- Corn futures ended the week under selling pressure as the USDA Crop Production report still forecasts overall heavy corn supplies for the 2023-24 marketing year. December corn closed the day losing 9 cents and was 10 cents lower on the week. Most importantly, Friday’s price action was weak, with December closing 20-1/4 cents off the session high.
- The USDA lowered projected yield to 175.1 bushels/acre on the August Crop Production report this morning, but the drop in production was offset by demand adjustments. The USDA removed 75 mb from old and new crop export demand, and 25 mb from new crop feed usage to maintain a carryout at 2.202 billion bushels for the next marketing year, about 40 mb above expectations.
- Concern for market participants is that yield projections could work higher in future reports as August weather has become more crop friendly, and that has been reflected in improved crop ratings in key corn producing states. Illinois corn crop ratings have improved for 6 consecutive weeks, likely adding to yield potential.
- Export news is still lacking overall, but Mexico has been a key buyer of US corn. Last week, Mexico bought 421,000 MT of new crop corn, and on a morning flash sale announcement added an additional 143,000 MT this week.
- Weather forecasts remain non-threatening overall, but a warmer drier trend at the end of next week may have some impacts on corn stress in the southern Corn Belt.
- Soybeans traded both sides of unchanged today, beginning the day lower but gaining directly after the USDA report. In about the last hour of trading, prices slipped and soybeans, soybean meal, and oil all closed lower.
- The WASDE report was fairly neutral with most estimates coming in as expected. The USDA lowered their expected soybean yield to 50.9 bpa, slightly below the average trade guess, and 23/24 ending stocks were pegged at 245 mb, a little less than expected.
- Soybean production is forecast at 4.21 billion bushels, down 2% from the previous year. The yield estimate of 50.9 bpa would be up 1.4 bushels from 2022, and the area harvested for soybeans in the US is forecast at 82.7 million acres, unchanged from the previous forecast but down 4% from 2022.
- Soybean sales to China have improved slightly and another sale of 9.9 mb was reported earlier this week, but new crop soybean sales are far less than a year ago at only 338 mb compared to 577 mb a year ago. Last week’s soymeal exports were decent, and soybean oil demand has been good.
- For the week, November soybeans lost 25-3/4 cents, December soybean meal lost 9.0, and soybean oil lost 1.30 for December.
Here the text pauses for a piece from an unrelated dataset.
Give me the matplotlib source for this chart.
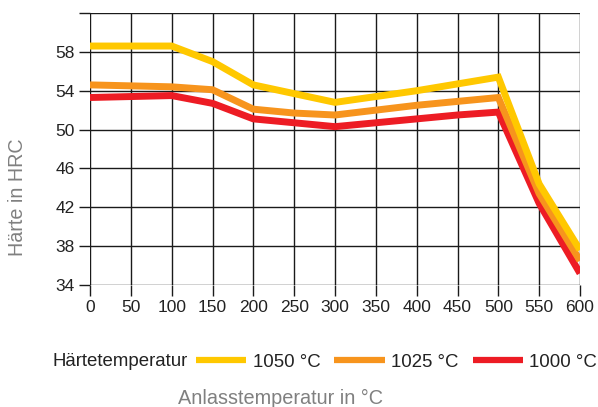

- The USDA pegged 22/23 US wheat carryout at 580 mb, in line with the trade expectation of 579 mb and unchanged from July. As for 23/24, the USDA came up with 615 mb, above the trade expectation of 594 mb, versus a 592 mb carryout in the July report. The USDA estimated all US wheat production at 1.734 bb, down from 1.739 bb in July. The trade was looking for 1.740 bb.
- Despite thoughts that India’s wheat production might be cut on today’s report, it was kept unchanged from July at 113.5 mmt. Russian production was also unchanged at 85.0 mmt.
- Russian wheat export FOB prices have risen to $255 per ton, but this is still cheaper than most other origins, keeping pressure on the US export front.
- According to the US Climate Prediction Center, the El Nino weather pattern is expected to persist though the US winter and into 2024. If accurate, this could lead to drier conditions in India and Australia, ultimately limiting their wheat production.
- All three US wheat futures classes could be considered oversold on stochastics. This does not necessarily mean that a bottom is in, but it could mean that one is close.
- As of August 8th, about 52% of the US spring wheat crop is said to be in an area of drought.
- Class III averages for Q3 and Q4 found gains this week along with, Q3 for Class IV, spot butter, and the block/barrel average.
- Spot whey and powder markets continue to weigh on milk prices as both products ended lower for the week, well off 2023 highs.
- Also keeping milk markets from moving higher are disappointing export numbers from Tuesday’s report.
- Spot milk offers seemingly overnight have gone from abundant to sparse, pushing offers from well below class to reports of +$2/CWT for spot loads.
- Culling within the dairy sector continues at a brisk pace as cattle prices remain historically strong, up 7.4% YoY for the week ending 7/29.